Extract the lines from the start through the line that holds "font=dict(family=FONT, size=17, color=TXT))", both included, omitting all images.

--- Start Data excerpt ---

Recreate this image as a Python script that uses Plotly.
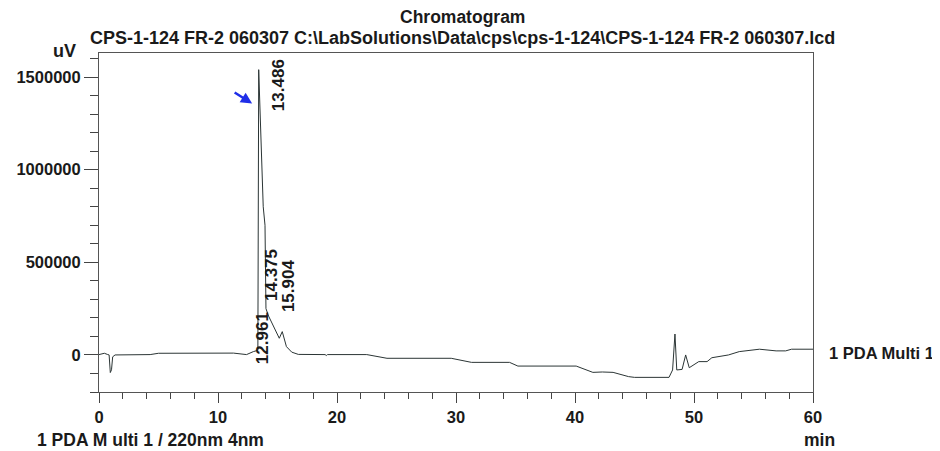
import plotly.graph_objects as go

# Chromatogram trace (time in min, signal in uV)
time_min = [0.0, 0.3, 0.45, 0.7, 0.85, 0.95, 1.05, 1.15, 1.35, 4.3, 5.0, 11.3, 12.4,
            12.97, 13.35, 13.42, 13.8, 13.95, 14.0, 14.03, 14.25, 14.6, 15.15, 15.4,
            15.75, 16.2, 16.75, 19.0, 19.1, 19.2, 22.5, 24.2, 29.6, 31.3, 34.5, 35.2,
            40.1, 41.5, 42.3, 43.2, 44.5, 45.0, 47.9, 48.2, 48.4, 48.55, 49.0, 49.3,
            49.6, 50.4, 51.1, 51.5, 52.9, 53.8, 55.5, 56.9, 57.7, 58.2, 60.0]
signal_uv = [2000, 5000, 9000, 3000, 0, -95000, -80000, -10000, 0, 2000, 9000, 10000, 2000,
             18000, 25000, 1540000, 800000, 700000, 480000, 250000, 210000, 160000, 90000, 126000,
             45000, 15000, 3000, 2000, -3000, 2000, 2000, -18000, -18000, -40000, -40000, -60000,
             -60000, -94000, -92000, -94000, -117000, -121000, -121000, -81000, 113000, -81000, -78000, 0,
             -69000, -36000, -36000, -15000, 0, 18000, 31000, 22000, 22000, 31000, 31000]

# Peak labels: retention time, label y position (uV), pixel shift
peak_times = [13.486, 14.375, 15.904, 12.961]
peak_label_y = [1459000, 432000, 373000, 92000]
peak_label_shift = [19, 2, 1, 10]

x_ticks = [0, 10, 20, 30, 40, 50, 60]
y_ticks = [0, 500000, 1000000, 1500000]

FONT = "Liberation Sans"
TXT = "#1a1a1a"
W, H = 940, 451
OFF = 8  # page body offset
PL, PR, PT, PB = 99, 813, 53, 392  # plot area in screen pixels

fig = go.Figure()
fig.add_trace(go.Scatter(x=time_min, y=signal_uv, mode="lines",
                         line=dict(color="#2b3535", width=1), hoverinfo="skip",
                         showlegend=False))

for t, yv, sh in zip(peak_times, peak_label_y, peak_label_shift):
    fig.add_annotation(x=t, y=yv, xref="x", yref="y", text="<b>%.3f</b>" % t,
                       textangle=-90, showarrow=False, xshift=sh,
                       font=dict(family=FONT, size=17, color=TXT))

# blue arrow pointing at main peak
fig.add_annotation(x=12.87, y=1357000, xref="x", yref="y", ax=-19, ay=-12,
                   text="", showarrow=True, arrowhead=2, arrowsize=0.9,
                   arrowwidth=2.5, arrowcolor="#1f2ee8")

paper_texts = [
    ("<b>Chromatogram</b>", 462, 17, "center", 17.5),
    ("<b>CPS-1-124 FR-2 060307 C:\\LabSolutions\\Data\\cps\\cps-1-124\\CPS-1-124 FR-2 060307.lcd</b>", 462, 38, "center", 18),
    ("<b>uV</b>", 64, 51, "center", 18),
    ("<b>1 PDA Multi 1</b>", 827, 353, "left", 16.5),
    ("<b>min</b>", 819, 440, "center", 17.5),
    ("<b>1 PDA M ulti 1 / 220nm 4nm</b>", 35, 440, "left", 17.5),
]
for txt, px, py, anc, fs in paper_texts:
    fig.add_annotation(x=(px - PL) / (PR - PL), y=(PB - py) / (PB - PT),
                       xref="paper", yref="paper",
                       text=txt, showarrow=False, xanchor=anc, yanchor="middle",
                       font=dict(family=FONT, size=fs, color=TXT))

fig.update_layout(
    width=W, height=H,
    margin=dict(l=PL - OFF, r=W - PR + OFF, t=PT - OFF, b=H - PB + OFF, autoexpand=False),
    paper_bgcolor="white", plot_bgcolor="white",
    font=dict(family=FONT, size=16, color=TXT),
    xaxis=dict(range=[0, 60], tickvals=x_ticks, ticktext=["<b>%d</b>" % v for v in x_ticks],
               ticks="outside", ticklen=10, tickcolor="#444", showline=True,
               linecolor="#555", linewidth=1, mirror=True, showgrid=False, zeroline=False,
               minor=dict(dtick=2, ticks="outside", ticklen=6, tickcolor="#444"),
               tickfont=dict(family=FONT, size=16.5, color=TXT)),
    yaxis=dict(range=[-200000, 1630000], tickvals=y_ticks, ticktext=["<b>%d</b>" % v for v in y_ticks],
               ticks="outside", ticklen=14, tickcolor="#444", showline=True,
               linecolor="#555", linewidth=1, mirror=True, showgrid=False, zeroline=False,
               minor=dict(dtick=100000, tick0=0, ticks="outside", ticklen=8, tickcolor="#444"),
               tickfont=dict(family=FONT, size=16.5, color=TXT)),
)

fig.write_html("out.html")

--- End Data excerpt ---

# Solution for this task:
Recreate this image as a Python script that uses Plotly.
import plotly.graph_objects as go

# Chromatogram trace (time in min, signal in uV)
time_min = [0.0, 0.3, 0.45, 0.7, 0.85, 0.95, 1.05, 1.15, 1.35, 4.3, 5.0, 11.3, 12.4,
            12.97, 13.35, 13.42, 13.8, 13.95, 14.0, 14.03, 14.25, 14.6, 15.15, 15.4,
            15.75, 16.2, 16.75, 19.0, 19.1, 19.2, 22.5, 24.2, 29.6, 31.3, 34.5, 35.2,
            40.1, 41.5, 42.3, 43.2, 44.5, 45.0, 47.9, 48.2, 48.4, 48.55, 49.0, 49.3,
            49.6, 50.4, 51.1, 51.5, 52.9, 53.8, 55.5, 56.9, 57.7, 58.2, 60.0]
signal_uv = [2000, 5000, 9000, 3000, 0, -95000, -80000, -10000, 0, 2000, 9000, 10000, 2000,
             18000, 25000, 1540000, 800000, 700000, 480000, 250000, 210000, 160000, 90000, 126000,
             45000, 15000, 3000, 2000, -3000, 2000, 2000, -18000, -18000, -40000, -40000, -60000,
             -60000, -94000, -92000, -94000, -117000, -121000, -121000, -81000, 113000, -81000, -78000, 0,
             -69000, -36000, -36000, -15000, 0, 18000, 31000, 22000, 22000, 31000, 31000]

# Peak labels: retention time, label y position (uV), pixel shift
peak_times = [13.486, 14.375, 15.904, 12.961]
peak_label_y = [1459000, 432000, 373000, 92000]
peak_label_shift = [19, 2, 1, 10]

x_ticks = [0, 10, 20, 30, 40, 50, 60]
y_ticks = [0, 500000, 1000000, 1500000]

FONT = "Liberation Sans"
TXT = "#1a1a1a"
W, H = 940, 451
OFF = 8  # page body offset
PL, PR, PT, PB = 99, 813, 53, 392  # plot area in screen pixels

fig = go.Figure()
fig.add_trace(go.Scatter(x=time_min, y=signal_uv, mode="lines",
                         line=dict(color="#2b3535", width=1), hoverinfo="skip",
                         showlegend=False))

for t, yv, sh in zip(peak_times, peak_label_y, peak_label_shift):
    fig.add_annotation(x=t, y=yv, xref="x", yref="y", text="<b>%.3f</b>" % t,
                       textangle=-90, showarrow=False, xshift=sh,
                       font=dict(family=FONT, size=17, color=TXT))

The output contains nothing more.